2011-04-26 @ 10:15 a.m.


had the kiddo this weekend, then had easter dinner at my mom's (for which i cooked the majority of foods, not realizing, but everyone was extremely impressed [i overheard my grandmother speaking to my mom while i was in the bathroom, saying, "she's really good already. i was surprised."]), then boy was off yesterday so we went down to the beach, had hot dogs, then came home and bought my bike (bicycle! boy is into motorcycles, but i'm kinda scared of them).

it was a great weekend, great day off, and i am happy. he makes me so happy. we have such a good time together, doing whatever it is. our relationship is easy. we're straightforward with each other, all the time. it's just in my nature to be this way, and i'm happy i met someone who appreciates that about me and doesn't whine and get offended and make it a big fucking deal.
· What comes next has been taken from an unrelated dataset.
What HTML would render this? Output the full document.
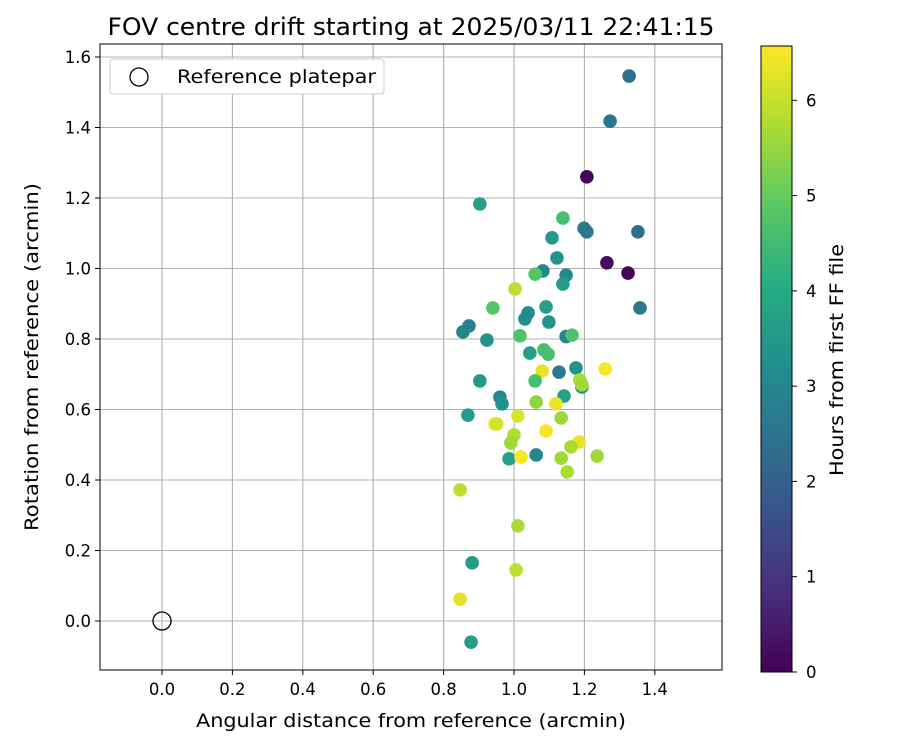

on the weight front: my period keeps making me gain and lose crazy pounds, like overnight. i wake up and am 206, go about my day drinking water, then weigh myself later and am 202. it's so stupid. i hate being a girl sometimes. always at the mercy of hormones. but anyway, i know i'm losing weight and tightening up because i was still 203 several weeks ago and i couldn't fit in my old jeans. yesterday i tried them, though, and they ALL fit. comfortably! i wore my favorite pair down to the beach and was so happy they were on me again. it is motivating. what else will i fit in in a few months?

also on the weight front: boy drinks red bulls and mountain dews like they're going out of business or something. he also eats about 4000 calories at dinner and dessert time, but he'll never admit that's the problem. so yesterday he walked into the basement all serious and said, "starting tomorrow, i'm quitting drinking soda." and i said okay, because i did that a while ago (i quit everything but water, actually) and he got all mad that there were no good drinks in the house anymore. but anyway, he was like, "i'm feeling bloated," and he puffed out his tiny little belly in an effort to try to get me to see that he had gained weight, but it was so silly looking. i actually think he's kinda cute when he's a little soft around the middle, but i'll never tell him that.

i want to discuss my best friend again, but it just makes me mad so i won't bother. short version of the story is that she broke up with that guy (i think? she lies about these things all the time so the people she knows don't think she's a fucking asshole) but is telling everyone it's because he works too much, but it's really because she called me the other night asking why he wouldn't call her or communicate with her at all for days at a time, and i told her (so did boy) that it was because he was cheating on her, still. it's like her brain couldn't process what i was saying, because she kept ignoring me and going on and on trying to justify his shady behavior. at one point i actually said, "i think you're actually insane, like mentally unstable, if you don't realize that this guy is shady as fuck." i had to repeat that, and that he was clearly cheating on her, about 3 times before she actually stopped talking for a minute, and said, "so you really don't think there's any other explanation?" and i told her absolutely not. i'm sorry, but someone who cheated on his existing girlfriend to date you, then lied to you about continuing to date his existing girlfriend, then refuses to call, text, or communicate with you IN ANY WAY for 3-4 days at a stretch, then explains it all away by saying, "i was really busy," even though you've repeatedly mentioned how much this bothers you, is cheating on you. it's true. the end.

so whatever. we're going to get tattooed this weekend. i don't know if i'm going to be able to get anything done this time because the scheduling is so tight but if not, we'll go back, because boy wants to get going on getting his work done. i say "we" because it's boy, myself, and best friend, and previously her cheating, shady ass boyfriend, but i guess not anymore, but i wouldn't know, since she has lied before and will lie again about whether or not she's keeping a douchebag in her life.

this entry started out all positive and lovey dovey and turned shitty. guess that's why boy tells me i'm not allowed to talk about her most of the time.